Heute denkst du, dass du damals gar nicht so viel nachgedacht hattest. Es hätte Wichtigeres gegeben, als Bier zu trinken und in die Ferien zu fliegen. Und die Kirschen hättet ihr auch noch am nächsten Tag pflücken können. Wer weiss: Vielleicht wäre der Kirschbaum jetzt noch da, wenn damals mehr Leute auf die Strasse gegangen wären. Zwar konntest du noch einmal die Malediven sehen, bevor sie ganz im Meer versunken sind.

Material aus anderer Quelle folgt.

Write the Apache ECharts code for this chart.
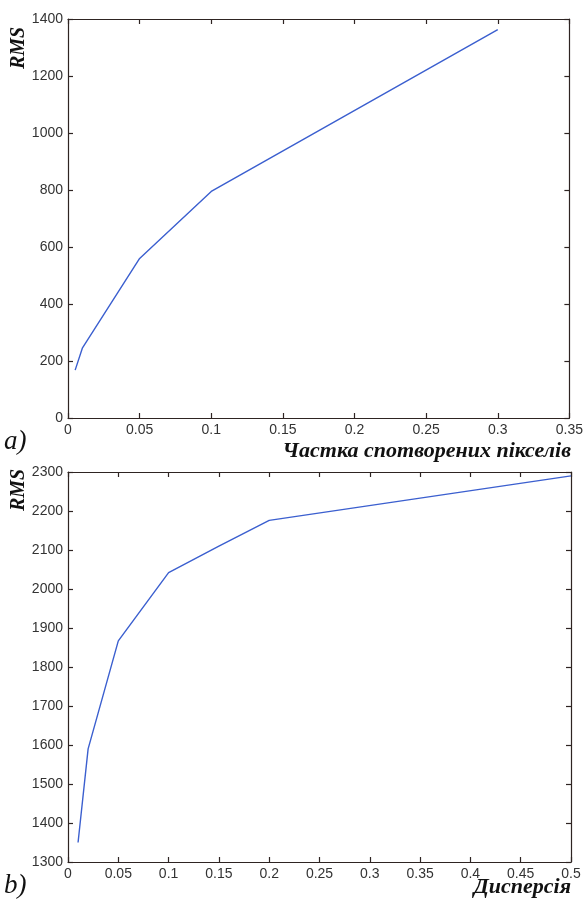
<!DOCTYPE html>
<html>
<head>
<meta charset="utf-8">
<script src="https://cdn.jsdelivr.net/npm/echarts@6/dist/echarts.min.js"></script>
<style>html,body{margin:0;padding:0;background:#fff}#c{width:586px;height:902px}</style>
</head>
<body>
<div id="c"></div>
<script>
// Chart a)
const xA = [0.005, 0.01, 0.05, 0.1, 0.3];
const yA = [168, 245, 560, 795, 1363];
const xTicksA = [0, 0.35, 0.05];   // min, max, interval
const yTicksA = [0, 1400, 200];
// Chart b)
const xB = [0.01, 0.02, 0.05, 0.1, 0.15, 0.2, 0.5];
const yB = [1350, 1590, 1867, 2042, 2110, 2176, 2290];
const xTicksB = [0, 0.5, 0.05];
const yTicksB = [1300, 2300, 100];

const AX = '#2e2422';
const LBL = {fontFamily: 'Liberation Sans, Arial, sans-serif', fontSize: 14, color: '#333'};
const fmt = v => String(+(+v).toFixed(3));

function axisBase(grid, t) {
  return {type: 'value', gridIndex: grid, min: t[0], max: t[1], interval: t[2],
    splitLine: {show: false},
    axisLine: {show: true, onZero: false, lineStyle: {color: AX, width: 1.2}},
    axisTick: {show: true, inside: true, length: 5, lineStyle: {color: AX, width: 1.2}}};
}
function xAxes(grid, t) {
  return [
    Object.assign(axisBase(grid, t), {position: 'bottom',
      axisLabel: Object.assign({margin: 5, formatter: fmt, showMinLabel: true, showMaxLabel: true}, LBL)}),
    Object.assign(axisBase(grid, t), {position: 'top', axisLabel: {show: false}})
  ];
}
function yAxes(grid, t) {
  return [
    Object.assign(axisBase(grid, t), {position: 'left',
      axisLabel: Object.assign({margin: 5, formatter: fmt, showMinLabel: true, showMaxLabel: true}, LBL)}),
    Object.assign(axisBase(grid, t), {position: 'right', axisLabel: {show: false}})
  ];
}

const serifBI = {fontFamily: 'Liberation Serif, Times New Roman, serif', fontWeight: 'bold', fontStyle: 'italic', fill: '#111'};
const serifI = {fontFamily: 'Liberation Serif, Times New Roman, serif', fontStyle: 'italic', fill: '#111'};

const chart = echarts.init(document.getElementById('c'), null, {renderer: 'canvas'});
chart.setOption({
  animation: false,
  backgroundColor: '#fff',
  grid: [
    {left: 68, right: 15, top: 19, height: 399},
    {left: 68, right: 15, top: 472, height: 390}
  ],
  xAxis: [...xAxes(0, xTicksA), ...xAxes(1, xTicksB)],
  yAxis: [...yAxes(0, yTicksA), ...yAxes(1, yTicksB)],
  series: [
    {type: 'line', xAxisIndex: 0, yAxisIndex: 0, data: xA.map((x, i) => [x, yA[i]]),
      showSymbol: false, lineStyle: {color: '#3b5fcf', width: 1.4}},
    {type: 'line', xAxisIndex: 2, yAxisIndex: 2, data: xB.map((x, i) => [x, yB[i]]),
      showSymbol: false, lineStyle: {color: '#3b5fcf', width: 1.4}}
  ],
  graphic: [
    {type: 'text', x: 19, y: 48, rotation: Math.PI / 2,
      style: Object.assign({text: 'RMS', fontSize: 20, align: 'center', verticalAlign: 'middle'}, serifBI)},
    {type: 'text', x: 19, y: 490, rotation: Math.PI / 2,
      style: Object.assign({text: 'RMS', fontSize: 20, align: 'center', verticalAlign: 'middle'}, serifBI)},
    {type: 'text', x: 4, y: 442,
      style: Object.assign({text: 'a)', fontSize: 27, align: 'left', verticalAlign: 'middle'}, serifI)},
    {type: 'text', x: 4, y: 886,
      style: Object.assign({text: 'b)', fontSize: 27, align: 'left', verticalAlign: 'middle'}, serifI)},
    {type: 'text', x: 571, y: 451,
      style: Object.assign({text: 'Частка спотворених пікселів', fontSize: 22, align: 'right', verticalAlign: 'middle'}, serifBI)},
    {type: 'text', x: 571, y: 887,
      style: Object.assign({text: 'Дисперсія', fontSize: 22, align: 'right', verticalAlign: 'middle'}, serifBI)}
  ]
});
</script>
</body>
</html>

Aber das ist dir heute ehrlich gesagt peinlich.
Während du eine Gute-Nacht-Whatsapp an deine Schwester schickst, die gerade im Frontex-Dienst ist und auf deiner WarnApp überprüfst, ob euer Hahnenwasser trotz anhaltender Starkregenlage nach wie vor trinkbar ist, kriechst du unter dein Moskitonetz und fragst dich, wie es wohl gekommen wäre, wenn du damals im August 2021 mit deinen Freund:innen anstatt auf die Malediven an die Klimaprotestwoche Rise Up For Change gegangen wärst.